For years, the relationship between digital publishers and search engines was a simple, if uneasy, pact: provide high-quality content, and in exchange, receive a stream of referral traffic. But the arrival of generative AI has shattered that equilibrium. Publishers have spent the last year watching in frustration as AI-generated summaries answer user queries directly on the search page, effectively killing the click. This zero-click phenomenon has turned the search engine from a gateway into a destination, leaving content creators to wonder if they are simply training their own replacements.
The New Guardrails for Generative Search
This tension has finally triggered a regulatory response. Following mandates from the UK Competition and Markets Authority (CMA), Google is introducing a formal opt-out mechanism for publishers who wish to exclude their content from AI-driven search experiences. The implementation arrives as a new toggle switch within Google Search Console, the primary tool webmasters use to monitor and manage their site's presence in search results.

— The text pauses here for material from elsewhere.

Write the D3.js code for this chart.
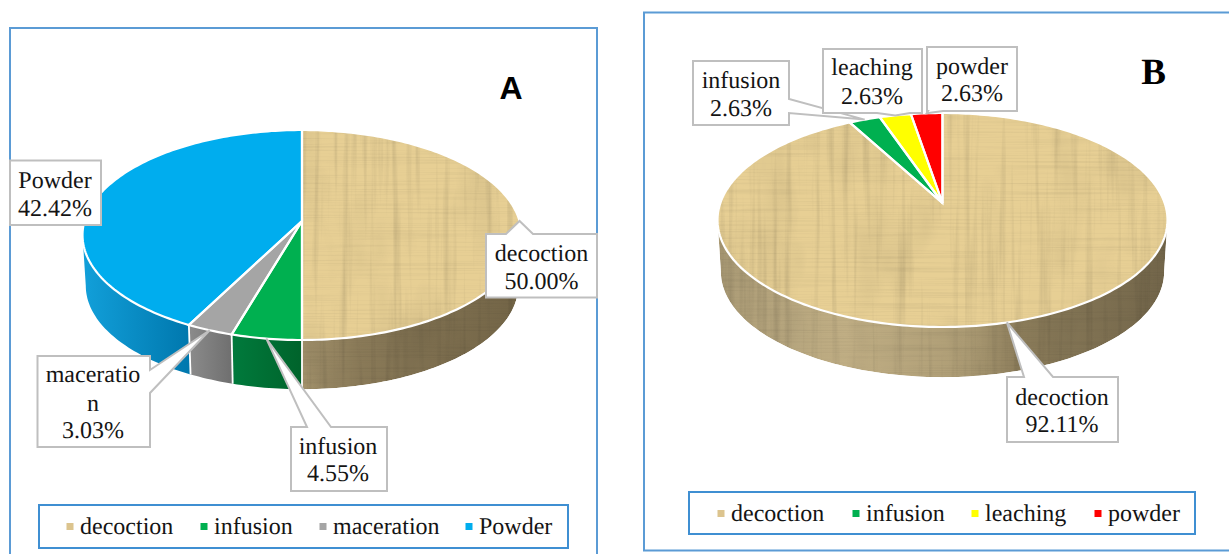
<!DOCTYPE html>
<html><head><meta charset="utf-8">
<script src="https://d3js.org/d3.v7.min.js"></script>
<style>html,body{margin:0;padding:0;background:#fff;overflow:hidden}svg{display:block}text{text-rendering:geometricPrecision}</style>
</head><body><svg id="c" width="1229" height="554"></svg>
<script>
// ---- data ----
const categoriesA = ["decoction", "infusion", "maceration", "Powder"];
const valuesA = [50.00, 4.55, 3.03, 42.42];
const labelLinesA = [["decoction"], ["infusion"], ["maceratio", "n"], ["Powder"]];
const coloursA = ["#e7cf94", "#00b050", "#a5a5a5", "#00adee"];
const categoriesB = ["decoction", "infusion", "leaching", "powder"];
const valuesB = [92.11, 2.63, 2.63, 2.63];
const labelLinesB = [["decoction"], ["infusion"], ["leaching"], ["powder"]];
const coloursB = ["#e7cf94", "#00b050", "#ffff00", "#ff0000"];
const legendSwatches = ["#dcc48e"];
const legendTextX = {A: [80, 214, 333, 479], B: [731, 866, 985, 1108]};

// ---- layout ----
const svg = d3.select("#c");
const defs = svg.append("defs");

const tex = defs.append("filter").attr("id", "papyrus").attr("filterUnits", "userSpaceOnUse")
  .attr("x", 0).attr("y", 0).attr("width", 1229).attr("height", 554)
  .attr("color-interpolation-filters", "sRGB");
function grain(freq, seed, result, slope, intercept) {
  tex.append("feTurbulence").attr("type", "fractalNoise").attr("baseFrequency", freq)
    .attr("numOctaves", 3).attr("seed", seed).attr("result", result + "n");
  tex.append("feColorMatrix").attr("in", result + "n").attr("type", "matrix")
    .attr("values", `${slope} 0 0 0 ${intercept}  ${slope} 0 0 0 ${intercept}  ${slope} 0 0 0 ${intercept}  0 0 0 0 1`)
    .attr("result", result);
}
grain("0.006 0.6", 3, "h", 0.13, 0.93);
grain("0.14 0.005", 8, "v", 0.26, 0.87);
grain("0.02 0.01", 5, "b", 0.14, 0.93);
tex.append("feBlend").attr("in", "h").attr("in2", "v").attr("mode", "multiply").attr("result", "hv");
tex.append("feBlend").attr("in", "hv").attr("in2", "b").attr("mode", "multiply").attr("result", "all0");
tex.append("feGaussianBlur").attr("in", "all0").attr("stdDeviation", 0.45).attr("result", "all");
tex.append("feBlend").attr("in", "SourceGraphic").attr("in2", "all").attr("mode", "multiply").attr("result", "mix");
tex.append("feComposite").attr("in", "mix").attr("in2", "SourceGraphic").attr("operator", "in");

function gradient(id, x0, x1, stops) {
  const g = defs.append("linearGradient").attr("id", id).attr("gradientUnits", "userSpaceOnUse")
    .attr("x1", x0).attr("x2", x1).attr("y1", 0).attr("y2", 0);
  stops.forEach(s => g.append("stop").attr("offset", s[0]).attr("stop-color", s[1]));
  return `url(#${id})`;
}

function drawPie(opt) {
  const {cx, apexY, topY, botY, rx, depth} = opt;
  const Dt = apexY - topY, Db = botY - apexY;
  const p = (Dt - Db) / (Dt + Db);
  const A = rx * Math.sqrt(1 - p * p), a = Db * (1 + p);
  const project = (t, drop, s) => {
    const x = Math.sin(t), y = -Math.cos(t), w = 1 + p * y;
    return [cx + (drop ? s : 1) * A * x / w, apexY + (drop ? s : 1) * a * y / w + (drop || 0)];
  };
  const line = d3.line();
  const arcs = d3.pie().sort(null)(opt.values);
  const sample = (a0, a1) => {
    const n = Math.max(2, Math.ceil((a1 - a0) / 0.02));
    return d3.range(n + 1).map(i => a0 + (a1 - a0) * i / n);
  };
  const frontA = Math.acos(p), frontB = 2 * Math.PI - frontA;
  const g = svg.append("g");

  // side walls
  const walls = arcs.map((d, i) => {
    const a0 = Math.max(d.startAngle, frontA), a1 = Math.min(d.endAngle, frontB);
    if (a1 <= a0) return null;
    const ts = sample(a0, a1);
    const pts = ts.map(t => project(t)).concat(ts.slice().reverse().map(t => project(t, depth, opt.shrink)));
    return {i, d: line(pts) + "Z"};
  }).filter(Boolean);
  g.selectAll("path.wall").data(walls).join("path").attr("class", "wall").attr("d", w => w.d)
    .attr("fill", w => opt.wallFills[w.i]).attr("filter", w => w.i === 0 ? "url(#papyrus)" : null);
  // white separators between neighbouring wall segments
  const seps = arcs.map(d => d.startAngle).filter(t => t > frontA && t < frontB);
  g.selectAll("path.sep").data(seps).join("path").attr("class", "sep")
    .attr("d", t => line([project(t), project(t, depth, opt.shrink)]))
    .attr("stroke", "#fff").attr("stroke-width", 1.8);

  // top face
  const faces = arcs.map((d, i) => ({i, d: line(sample(d.startAngle, d.endAngle).map(t => project(t)).concat([[cx, apexY]])) + "Z"}));
  g.selectAll("path.face").data(faces).join("path").attr("class", "face").attr("d", f => f.d)
    .attr("fill", f => opt.colours[f.i]).attr("filter", f => f.i === 0 ? "url(#papyrus)" : null);
  g.selectAll("path.faceEdge").data(faces).join("path").attr("class", "faceEdge").attr("d", f => f.d)
    .attr("fill", "none").attr("stroke", "#fff").attr("stroke-width", 2.2).attr("stroke-linejoin", "miter");

  // callouts
  opt.callouts.forEach(c => {
    const d = arcs[c.i];
    const tip = project((d.startAngle + d.endAngle) / 2);
    const [x0, y0, x1, y1] = c.box;
    let pts;
    if (c.side === "top") pts = [[x0, y0], [c.w0, y0], tip, [c.w1, y0], [x1, y0], [x1, y1], [x0, y1]];
    else if (c.side === "right") pts = [[x0, y0], [x1, y0], [x1, c.w0], tip, [x1, c.w1], [x1, y1], [x0, y1]];
    else if (c.side === "bottom") pts = [[x0, y0], [x1, y0], [x1, y1], [c.w1, y1], tip, [c.w0, y1], [x0, y1]];
    else pts = [[x0, y0], [x1, y0], [x1, y1], [x0, y1]];
    g.append("path").attr("d", line(pts) + "Z").attr("fill", "#fff")
      .attr("stroke", "#bfbfbf").attr("stroke-width", 2).attr("stroke-linejoin", "miter");
    const lines = opt.labels[c.i].concat([d3.format(".2f")(opt.values[c.i]) + "%"]);
    g.selectAll(null).data(lines).join("text").attr("class", "lbl")
      .attr("x", c.tx).attr("y", (t, j) => c.base[j]).attr("text-anchor", "middle").text(t => t);
  });

  // legend
  const [lx0, ly0, lx1, ly1] = opt.legendBox;
  g.append("rect").attr("x", lx0).attr("y", ly0).attr("width", lx1 - lx0).attr("height", ly1 - ly0)
    .attr("fill", "#fff").attr("stroke", "#3f8fd2").attr("stroke-width", 2);
  const item = g.selectAll("g.leg").data(opt.categories).join("g").attr("class", "leg");
  item.append("rect").attr("x", (d, i) => opt.legendX[i] - 13.5).attr("y", opt.legendBase - 11)
    .attr("width", 7).attr("height", 7).attr("fill", (d, i) => i === 0 ? legendSwatches[0] : opt.colours[i]);
  item.append("text").attr("class", "lbl").attr("x", (d, i) => opt.legendX[i]).attr("y", opt.legendBase).text(d => d);
}

// frames
svg.append("path").attr("d", "M10,556V28H597V556").attr("fill", "none").attr("stroke", "#5b9bd5").attr("stroke-width", 2);
svg.append("path").attr("d", "M1231,12.5H644V550.5H1231").attr("fill", "none").attr("stroke", "#5b9bd5").attr("stroke-width", 2);

drawPie({
  cx: 302, apexY: 221, topY: 130, botY: 340, rx: 219.5, depth: 51, shrink: 0.985,
  values: valuesA, colours: coloursA, categories: categoriesA, labels: labelLinesA,
  wallFills: [
    gradient("wa0", 302, 520, [[0, "#a4936c"], [0.25, "#8a7a58"], [1, "#726446"]]),
    gradient("wa1", 232, 302, [[0, "#007a3c"], [1, "#00632b"]]),
    gradient("wa2", 188, 232, [[0, "#8c8c8c"], [1, "#6f6f6f"]]),
    gradient("wa3", 82, 188, [[0, "#12a0da"], [1, "#0078ae"]])
  ],
  callouts: [
    {i: 3, box: [10, 160.5, 101, 225], side: "none", tx: 55, base: [188, 216]},
    {i: 0, box: [486, 234, 597, 297.5], side: "top", w0: 506, w1: 533, tx: 541.5, base: [261, 289]},
    {i: 2, box: [37.5, 356, 150, 447], side: "right", w0: 370, w1: 393, tx: 93, base: [382, 411, 438]},
    {i: 1, box: [291, 427, 387, 491], side: "top", w0: 307, w1: 331, tx: 338, base: [454, 481]}
  ],
  legendBox: [39, 505, 568, 548], legendX: legendTextX.A, legendBase: 534
});

drawPie({
  cx: 942.5, apexY: 203, topY: 113, botY: 327, rx: 225, depth: 52, shrink: 0.985,
  values: valuesB, colours: coloursB, categories: categoriesB, labels: labelLinesB,
  wallFills: [gradient("wb0", 720, 1165, [[0, "#ac9c76"], [0.28, "#c0ae84"], [0.55, "#ae9d75"], [0.68, "#8a7b59"], [1, "#73664a"]])],
  callouts: [
    {i: 1, box: [693, 61, 789, 125], side: "right", w0: 99, w1: 113, tx: 741, base: [88, 116]},
    {i: 2, box: [823, 49, 922, 113], side: "bottom", w0: 877, w1: 910, tx: 872, base: [75, 104]},
    {i: 3, box: [927, 47, 1017, 111], side: "bottom", w0: 928, w1: 943, tx: 972, base: [74, 101]},
    {i: 0, box: [1007, 377, 1118, 442], side: "top", w0: 1024, w1: 1053, tx: 1062, base: [405, 432]}
  ],
  legendBox: [689, 492, 1195, 534], legendX: legendTextX.B, legendBase: 521
});

svg.selectAll("text.lbl").attr("font-family", "'Liberation Serif'").attr("font-size", 24).attr("fill", "#141414");
svg.append("text").attr("x", 511).attr("y", 99).attr("text-anchor", "middle").attr("font-family", "'Liberation Sans'")
  .attr("font-weight", 700).attr("font-size", 32).attr("fill", "#000").text("A");
svg.append("text").attr("x", 1153.5).attr("y", 84).attr("text-anchor", "middle").attr("font-family", "'Liberation Serif'")
  .attr("font-weight", 700).attr("font-size", 37).attr("fill", "#000").text("B");
</script></body></html>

This control is comprehensive. When a publisher activates the opt-out toggle, their content will be excluded from AI Overviews, AI Mode, and AI-generated summaries within Google Discover. The move is designed to provide a legal and technical guardrail against the unauthorized aggregation of data, addressing long-standing grievances regarding copyright and the cannibalization of web traffic. To further mitigate the friction, Google is strengthening attribution requirements, integrating inline links and website previews directly into AI responses to steer users toward the original source.
Crucially, Google has clarified the technical boundaries of this feature. The decision to opt out of generative AI features will not be used as a ranking signal. In other words, choosing to hide your content from an AI summary will not penalize your site's position in traditional organic search results. Publishers can now surgically remove their data from the AI layer without risking their visibility in the standard blue-link index.
The Strategic Tug-of-War Over Data
On the surface, this looks like a concession to publishers, but the underlying dynamic is a sophisticated power struggle over data leverage. The CMA has framed this move as a landmark case in restoring content control, suggesting that by having the power to say no, publishers are now in a stronger position to negotiate commercial terms with Google. If a major news organization can threaten to pull its entire archive from the AI training and display loop, the value of a licensing agreement suddenly increases.
However, Google is not relinquishing its grip on the ecosystem without a counter-strategy. To prevent a mass exodus of high-quality data, Google is augmenting Search Console with a new suite of AI-specific analytics. Publishers will soon have access to detailed impression metrics that show exactly how often their content appears in AI responses and which specific countries are triggering those results.
This is a calculated move to shift the conversation from rights to revenue. By providing quantitative proof of the reach and visibility that AI Overviews provide, Google hopes to convince publishers that the trade-off—lower click-through rates in exchange for massive brand impressions—is a net positive. The goal is to transform the opt-out toggle from a tool of rebellion into a data-driven business decision. Publishers will be forced to weigh the purity of their traffic against the sheer scale of AI-driven exposure, using Google's own metrics to make the call.
This shift marks the end of the era of passive indexing. The battle for the web is no longer about who can rank highest, but about who controls the flow of information between the source and the synthesis.